Liquor Liability

By | June 26, 2000

It’s nice work if you can get it,” goes the familiar saying. And nowhere does it apply better hant the liquor liability maket, where premiums are good and paid losses are about as low as they can get.

The challenge is persuading business owners to buy the coverage . The secret to doing it? Get out there and sell, sell, sell.

Liquor liability dates back to the days of prohibition and was one of the major issues of the 1932 presidential campaign. In fact, Franklin D. Roosevelt was elected president in part for his promise to “bring back beer.

Congress submitted to the states the 21st Amendment, thereby repealing the laws of prohibition enacted by the 18th Amendment. The required 36 states quickly ratified the amendment and Congress adopted it on Dec. 5, 1933.

Since then, states have been responsible for the oversight of the sale of liquor through dram shop laws, which take their name from the term dram, a measurement commonly used in the early sales of liquor. These laws are based on the idea of irresponsible alcohol service and provide a means for third parties to file suit for injuries and fatalities resulting from a liquor law violation.

Many states, including Texas, have enacted or reenacted dram shop legislation in response to concerns about the consequences of excessive consumption. Today, only a handful of states do not rely on dram shop laws to hold liquor sellers responsible for their sales.

Even with such legislation, few li-censed or permitted liquor distributors see a need for liquor liability insurance, raising the question: How can liquor liability insurers better market their wares?

“Liquor liability has been a really good risk, said Ken Horn, president of Austin Surplus Lines Agency in Austin. “We have not incurred a single loss in the last five years.

The problem is, while liquor liability is a really good risk, it is not a really good market. As Horn puts it, liquor liability is a “little-bitty teeny-tiny line of business despite the nearly 90,000 liquor permits and licenses issued in 1998 by the Texas Alcoholic Beverage Commission. That same year, less than $4.3 million in liquor liability premiums were written, according to figures from the Texas Department of Insurance, with earned premiums reaching almost $4.6 million. Paid losses that year were a mere $158,274.

The simple fact is liquor sellers do not face enough perceived risk to justify the expenditure for liquor liability insurance.

“It’s just too expensive for the insureds, said Roya Azari, a senior commercial property/casualty underwriter for Delta General Agency in Houston.

Delta writes liquor liability through Monticello, Scottsdale and Evanston, offering coverage on both a monoline and package basis. But since Texas does not require such coverage, a lot of sellers and distributors decide to simply cover potential loses themselves.

Over the last few years, a number of factors have combined to create a more favorable market for the sale of liquor liability insurance according to the Insurance Information Institute.
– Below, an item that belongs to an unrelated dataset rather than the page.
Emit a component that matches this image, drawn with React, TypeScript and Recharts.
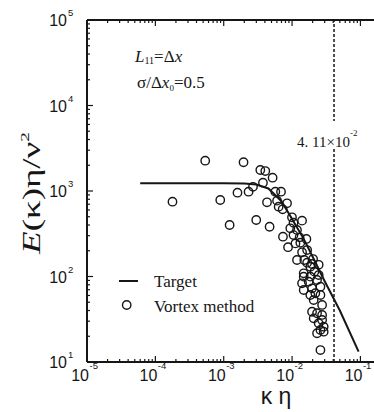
import React from "react";
import { ComposedChart, Line, Scatter, XAxis, YAxis, ReferenceLine } from "recharts";

// Tamaño del lienzo y caja del gráfico (coordenadas de página: el contenedor va fijo en 0,0)
const W = 390;
const H = 412;
const PL = 87;
const PT = 20;
const PB = 362;
const PR = 381;

const INK = "#161616";
const SERIF = "'Liberation Serif', 'Times New Roman', serif";
const SANS = "'Liberation Sans', Arial, sans-serif";

const X_DECADES = [-5, -4, -3, -2, -1];
const Y_DECADES = [1, 2, 3, 4, 5];
const K_CUTOFF = 0.0411;

// Espectro objetivo (meseta y caída ~ -5/3)
const targetK = [6e-5, 1e-3, 2e-3, 3e-3, 4.5e-3, 7e-3, 1e-2, 1.5e-2, 2e-2, 3e-2, 5e-2, 9.4e-2];
const targetE = [1230, 1230, 1225, 1190, 1070, 760, 470, 270, 170, 88, 40, 13.2];

// Método de vórtices
const vortexK = [
  1.78e-4, 5.36e-4, 8.9e-4, 1.22e-3, 1.59e-3, 1.95e-3, 2.31e-3, 2.68e-3, 2.99e-3, 3.43e-3,
  4.06e-3, 5.19e-3, 3.75e-3, 5.69e-3, 6.89e-3, 4.3e-3, 6.03e-3, 6.36e-3, 7.28e-3, 8.44e-3,
  4.69e-3, 9.97e-3, 1.05e-2, 1.4e-2, 9.42e-3, 1.18e-2, 7.36e-3, 1.05e-2, 1.29e-2, 1.62e-2,
  1.12e-2, 1.32e-2, 8.73e-3, 1.66e-2, 1.4e-2, 1.18e-2, 1.51e-2, 2.03e-2, 1.85e-2, 2.45e-2,
  2.12e-2, 1.48e-2, 1.85e-2, 1.66e-2, 1.96e-2, 1.48e-2, 2.45e-2, 1.4e-2, 1.75e-2, 2.32e-2,
  1.48e-2, 1.96e-2, 2.6e-2, 1.85e-2, 2.19e-2, 2.6e-2, 2.07e-2, 2.75e-2, 1.96e-2, 2.32e-2,
  2.75e-2, 2.07e-2, 2.75e-2, 2.45e-2, 2.9e-2, 2.6e-2, 2.9e-2, 2.32e-2, 2.6e-2,
];
const vortexE = [
  750, 2260, 785, 400, 955, 2170, 982, 1120, 458, 1760,
  1710, 1430, 1250, 982, 982, 738, 771, 655, 611, 718,
  382, 492, 425, 450, 366, 350, 292, 305, 287, 275,
  244, 248, 220, 204, 192, 156, 156, 160, 130, 137,
  114, 99.6, 99.6, 145, 140, 109, 104, 83.2, 86.9, 91,
  69.5, 72.8, 76, 60.8, 63.7, 60.8, 53, 46.5, 38.7, 37.2,
  35.5, 32.4, 31, 28.4, 25.9, 23.7, 22.6, 21.7, 13.8,
];

const targetData = targetK.map((k, i) => ({ k, e: targetE[i] }));
const vortexData = vortexK.map((k, i) => ({ k, e: vortexE[i] }));

function logTicks(decades: number[]) {
  const out: number[] = [];
  decades.forEach((d, i) => {
    out.push(Math.pow(10, d));
    if (i < decades.length - 1) {
      for (let m = 2; m <= 9; m++) out.push(m * Math.pow(10, d));
    }
  });
  return out;
}
const xTicks = logTicks(X_DECADES);
const yTicks = logTicks(Y_DECADES);

function isMajor(v: number) {
  const p = Math.log10(v);
  return Math.abs(p - Math.round(p)) < 1e-6;
}

function XTick(props: any) {
  const { x, payload } = props;
  const v = payload.value;
  const major = isMajor(v);
  const len = major ? 6 : 3;
  return (
    <g>
      <line x1={x} x2={x} y1={PB} y2={PB - len} stroke={INK} strokeWidth={1.2} />
      <line x1={x} x2={x} y1={PT} y2={PT + len} stroke={INK} strokeWidth={1.2} />
      {major && (
        <g fontFamily={SANS} fill={INK}>
          <text x={x + 2} y={381} fontSize={16} textAnchor="end">10</text>
          <text x={x + 2.5} y={369} fontSize={9.5}>{Math.round(Math.log10(v))}</text>
        </g>
      )}
    </g>
  );
}

function YTick(props: any) {
  const { y, payload } = props;
  const v = payload.value;
  const major = isMajor(v);
  const len = major ? 6 : 3;
  return (
    <g>
      <line x1={PL} x2={PL + len} y1={y} y2={y} stroke={INK} strokeWidth={1.2} />
      {major && (
        <g fontFamily={SANS} fill={INK}>
          <text x={PL - 20} y={y + 6} fontSize={16} textAnchor="end">10</text>
          <text x={PL - 19} y={y - 4} fontSize={9.5}>{Math.round(Math.log10(v))}</text>
        </g>
      )}
    </g>
  );
}

function VortexDot(props: any) {
  const { cx, cy } = props;
  if (cx == null || cy == null) return null;
  return <circle cx={cx} cy={cy} r={4.2} fill="none" stroke={INK} strokeWidth={1.4} />;
}

export default function App() {
  return (
    <div
      style={{
        position: "fixed",
        top: 0,
        left: 0,
        width: 374,
        height: 412,
        overflow: "hidden",
        background: "#fff",
      }}
    >
      <ComposedChart
        width={W}
        height={H}
        margin={{ top: PT, right: W - PR, bottom: H - PB - 30, left: PL - 60 }}
      >
        <XAxis
          dataKey="k"
          type="number"
          scale="log"
          domain={[1e-5, 0.2]}
          allowDataOverflow
          ticks={xTicks}
          interval={0}
          height={30}
          tick={<XTick />}
          tickLine={false}
          axisLine={{ stroke: INK, strokeWidth: 2 }}
        />
        <YAxis
          dataKey="e"
          type="number"
          scale="log"
          domain={[10, 1e5]}
          allowDataOverflow
          ticks={yTicks}
          interval={0}
          width={60}
          tick={<YTick />}
          tickLine={false}
          axisLine={{ stroke: INK, strokeWidth: 2 }}
        />
        <ReferenceLine y={1e5} stroke={INK} strokeWidth={2} />
        <ReferenceLine x={K_CUTOFF} stroke={INK} strokeWidth={1.5} strokeDasharray="3 2" />
        <Line
          data={targetData}
          dataKey="e"
          type="linear"
          stroke={INK}
          strokeWidth={2}
          dot={false}
          isAnimationActive={false}
        />
        <Scatter data={vortexData} dataKey="e" shape={VortexDot} isAnimationActive={false} />
      </ComposedChart>

      <svg
        width={W}
        height={H}
        style={{ position: "absolute", top: 0, left: 0, pointerEvents: "none" }}
      >
        {/* anotaciones */}
        <g fontFamily={SERIF} fill={INK} fontSize={17}>
          <text x={135} y={62}>
            <tspan fontStyle="italic">L</tspan>
            <tspan fontSize={10} dy={2}>11</tspan>
            <tspan dy={-2}>=Δ</tspan>
            <tspan fontStyle="italic">x</tspan>
          </text>
          <text x={137} y={88}>
            <tspan>σ/Δ</tspan>
            <tspan fontStyle="italic">x</tspan>
            <tspan fontSize={9} dy={3}>0</tspan>
            <tspan dy={-3}>=0.5</tspan>
          </text>
        </g>

        <rect x={330} y={121} width={7} height={27} fill="#fff" />
        <g fontFamily={SERIF} fill={INK}>
          <text x={297} y={147} fontSize={15}>4. 11×10</text>
          <text x={350} y={136} fontSize={9}>-2</text>
        </g>

        {/* leyenda */}
        <line x1={119} x2={138} y1={281} y2={281} stroke={INK} strokeWidth={2} />
        <text x={154} y={287} fontFamily={SERIF} fontSize={17} fill={INK}>Target</text>
        <circle cx={126.7} cy={305} r={4.2} fill="none" stroke={INK} strokeWidth={1.4} />
        <text x={154} y={312} fontFamily={SERIF} fontSize={17} fill={INK}>Vortex method</text>

        {/* títulos de ejes */}
        <text
          transform="translate(40,193) rotate(-90)"
          textAnchor="middle"
          fontFamily={SERIF}
          fontSize={25}
          fill={INK}
          textLength={122}
          lengthAdjust="spacingAndGlyphs"
        >
          <tspan fontStyle="italic">E</tspan>
          <tspan>(κ)η/ν</tspan>
          <tspan fontSize={13} dy={-11}>2</tspan>
        </text>
        <text x={276} y={404} textAnchor="middle" fontFamily={SANS} fontSize={23} fill={INK}>
          κ η
        </text>
      </svg>
    </div>
  );
}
Those factors include the increased responsibility assumed by owners and operators of eating and drinking establishments, stricter state liquor statutes, and the Risk Retention Act of 1986, which makes it easier to form risk retention groups that can provide insurance coverage outside the traditional market.
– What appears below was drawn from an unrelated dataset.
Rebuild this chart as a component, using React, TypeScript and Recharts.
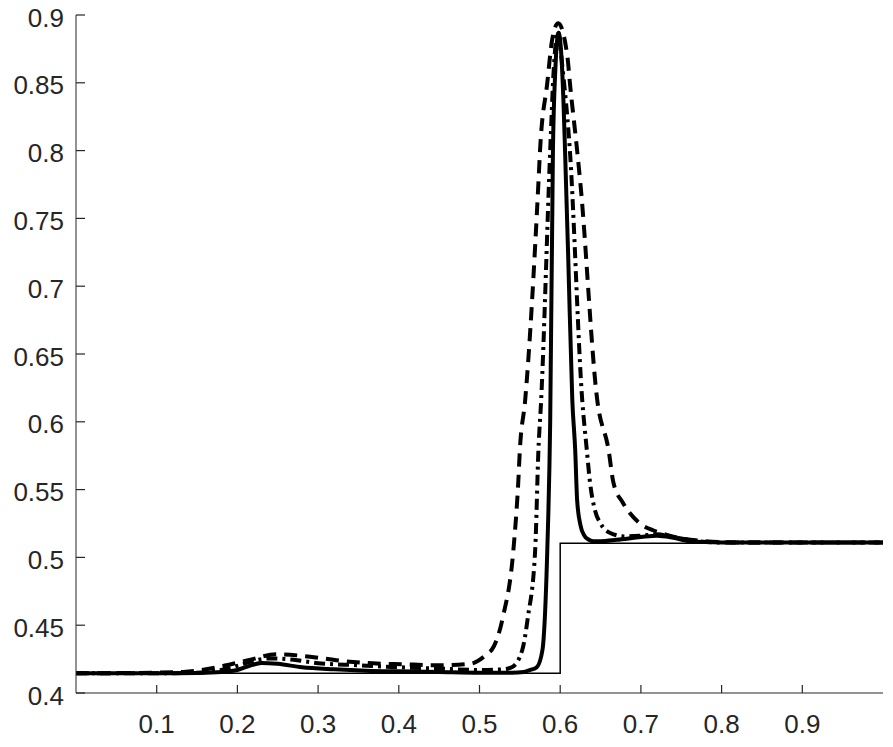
import { Line, LineChart, XAxis, YAxis } from "recharts"

// exact solution (thin step)
const exactX = [0, 0.6, 0.6, 1]
const exactY = [0.4145, 0.4145, 0.5105, 0.5105]

// fine scheme (thick solid)
const solidX = [0, 0.1, 0.15, 0.18, 0.2, 0.215, 0.23, 0.25, 0.28, 0.32, 0.36, 0.4, 0.45, 0.5, 0.54, 0.555, 0.563, 0.571, 0.578, 0.581, 0.584, 0.5876, 0.591, 0.594, 0.598, 0.601, 0.604, 0.606, 0.61, 0.615, 0.6186, 0.621, 0.625, 0.63, 0.635, 0.641, 0.65, 0.67, 0.7, 0.72, 0.74, 0.76, 0.8, 0.9, 1.0]
const solidY = [0.4145, 0.4145, 0.4148, 0.4155, 0.417, 0.42, 0.4222, 0.4215, 0.419, 0.4175, 0.4165, 0.416, 0.4155, 0.415, 0.415, 0.4155, 0.417, 0.419, 0.4317, 0.456, 0.5055, 0.6, 0.8, 0.86, 0.887, 0.874, 0.837, 0.8, 0.72, 0.616, 0.579, 0.542, 0.524, 0.516, 0.5132, 0.512, 0.512, 0.513, 0.515, 0.516, 0.5145, 0.512, 0.511, 0.511, 0.511]

// dash-dot scheme
const dashDotX = [0, 0.1, 0.15, 0.18, 0.2, 0.216, 0.24, 0.27, 0.3, 0.35, 0.4, 0.45, 0.5, 0.53, 0.54, 0.553, 0.56, 0.569, 0.573, 0.5764, 0.5876, 0.592, 0.597, 0.603, 0.612, 0.6273, 0.633, 0.637, 0.643, 0.65, 0.662, 0.68, 0.7, 0.72, 0.74, 0.77, 0.8, 0.9, 1.0]
const dashDotY = [0.4145, 0.4145, 0.415, 0.417, 0.42, 0.423, 0.4255, 0.4245, 0.422, 0.4205, 0.419, 0.418, 0.417, 0.4175, 0.419, 0.4317, 0.456, 0.5055, 0.579, 0.616, 0.8, 0.86, 0.888, 0.86, 0.8, 0.616, 0.579, 0.555, 0.535, 0.525, 0.518, 0.5155, 0.516, 0.517, 0.515, 0.512, 0.511, 0.511, 0.511]

// coarse scheme (dashed)
const dashedX = [0, 0.1, 0.133, 0.175, 0.212, 0.249, 0.29, 0.327, 0.368, 0.405, 0.447, 0.488, 0.511, 0.515, 0.529, 0.542, 0.548, 0.55, 0.5566, 0.573, 0.575, 0.584, 0.59, 0.5975, 0.609, 0.612, 0.621, 0.625, 0.6459, 0.66, 0.666, 0.678, 0.699, 0.715, 0.73, 0.75, 0.78, 0.82, 1.0]
const dashedY = [0.4145, 0.415, 0.4155, 0.419, 0.424, 0.4285, 0.4268, 0.4238, 0.4219, 0.4212, 0.4205, 0.4215, 0.4295, 0.4317, 0.456, 0.5055, 0.555, 0.579, 0.616, 0.776, 0.8, 0.85, 0.8816, 0.894, 0.869, 0.85, 0.8, 0.776, 0.616, 0.579, 0.555, 0.54, 0.525, 0.52, 0.517, 0.514, 0.512, 0.511, 0.511]

const xTicks = [0.1, 0.2, 0.3, 0.4, 0.5, 0.6, 0.7, 0.8, 0.9]
const yTicks = [0.4, 0.45, 0.5, 0.55, 0.6, 0.65, 0.7, 0.75, 0.8, 0.85, 0.9]

const zip = (xs: number[], ys: number[]) => xs.map((x, i) => ({ x, y: ys[i] }))

const axisColor = "#262626"
const font = "'Liberation Sans', Arial, sans-serif"

// ticks point inward, like matlab
function XTick(props: any) {
  const { x, y, payload } = props
  return (
    <g>
      <line x1={x} x2={x} y1={y - 8} y2={y} stroke={axisColor} strokeWidth={1.2} />
      <text x={x} y={y + 40} textAnchor="middle" fill={axisColor} fontSize={26} fontFamily={font}>
        {String(payload.value)}
      </text>
    </g>
  )
}

function YTick(props: any) {
  const { x, y, payload } = props
  return (
    <g>
      <line x1={x} x2={x + 9} y1={y} y2={y} stroke={axisColor} strokeWidth={1.2} />
      <text x={x - 12} y={y + 11.5} textAnchor="end" fill={axisColor} fontSize={26} fontFamily={font}>
        {String(payload.value)}
      </text>
    </g>
  )
}

export default function App() {
  return (
    <div style={{ position: "absolute", left: 0, top: 0, background: "#fff" }}>
      <LineChart width={893} height={747} margin={{ top: 15, right: 10, left: 0, bottom: 0 }}>
        <XAxis
          dataKey="x"
          type="number"
          domain={[0, 1]}
          ticks={xTicks}
          height={54}
          tickLine={false}
          tickSize={0}
          tickMargin={0}
          stroke={axisColor}
          tick={XTick}
          interval={0}
          allowDuplicatedCategory={false}
        />
        <YAxis
          type="number"
          domain={[0.4, 0.9]}
          ticks={yTicks}
          width={76}
          tickLine={false}
          tickSize={0}
          tickMargin={0}
          stroke={axisColor}
          tick={YTick}
          interval={0}
          allowDataOverflow
        />
        <Line data={zip(exactX, exactY)} dataKey="y" type="linear" stroke="#000" strokeWidth={1.5} dot={false} activeDot={false} isAnimationActive={false} />
        <Line data={zip(dashedX, dashedY)} dataKey="y" type="monotone" stroke="#000" strokeWidth={4} strokeDasharray="13 8" dot={false} activeDot={false} isAnimationActive={false} />
        <Line data={zip(dashDotX, dashDotY)} dataKey="y" type="monotone" stroke="#000" strokeWidth={4} strokeDasharray="11 5 3 5" dot={false} activeDot={false} isAnimationActive={false} />
        <Line data={zip(solidX, solidY)} dataKey="y" type="monotone" stroke="#000" strokeWidth={4} dot={false} activeDot={false} isAnimationActive={false} />
      </LineChart>
    </div>
  )
}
To top it off, the number of wrongful death cases decided against alcohol providers surged in the early 1990s.

The average judgment against alcohol providers had risen by 1990 to $500,000. Yet, liquor liability insurance sales in Texas have stagnated. According to Michael Lyttle, communications director with the Texas Restaurant Association, a 1999 internal survey of 300 restaurant locations showed only 45 percent carrying liquor liability insurance.

Some agents, like Lillian Braunstein of McQueary, Henry, Bowle & Troy of Dallas and a former board member of the Texas Restaurant Association, are overcoming that sentiment on a small scale, selling more liquor liability additions to restaurants, taverns and other liquor-selling establishments by simply checking their building lease.

A lot of landlords require liquor liability with specific limits, she said, and some insureds may not know it. Another way she increases her liquor liability coverages is through a thorough explanation of the risks of not carrying it and by networking through the Restaurant Association.

Braunstein writes a lot of business for Hull & Co. General Agency in Dallas, which underwrites all types of entertainment risk, including unsupported liquor liability according to Hull President Jack Huff.

Though she is continually trying to increase business, Braunstein does not do two things: she does not seek out nightclub business and she no longer writes policies without liquor liability coverage.

“I don’t really target nightclubs too much, she said. “They want to pay too little premium and they’re not worried about the substance of their policies…but I wouldn’t say anyone is particularly a better risk than anyone else.

Despite all her efforts, there are still some companies that Braunstein just can’t sell on the idea of liquor liability.

“I can tell you there are a lot of restaurants out there that don’t carry liquor liability, said Lillian Braunstein, “They’re willing to roll the dice on some things and liquor liability is one of them.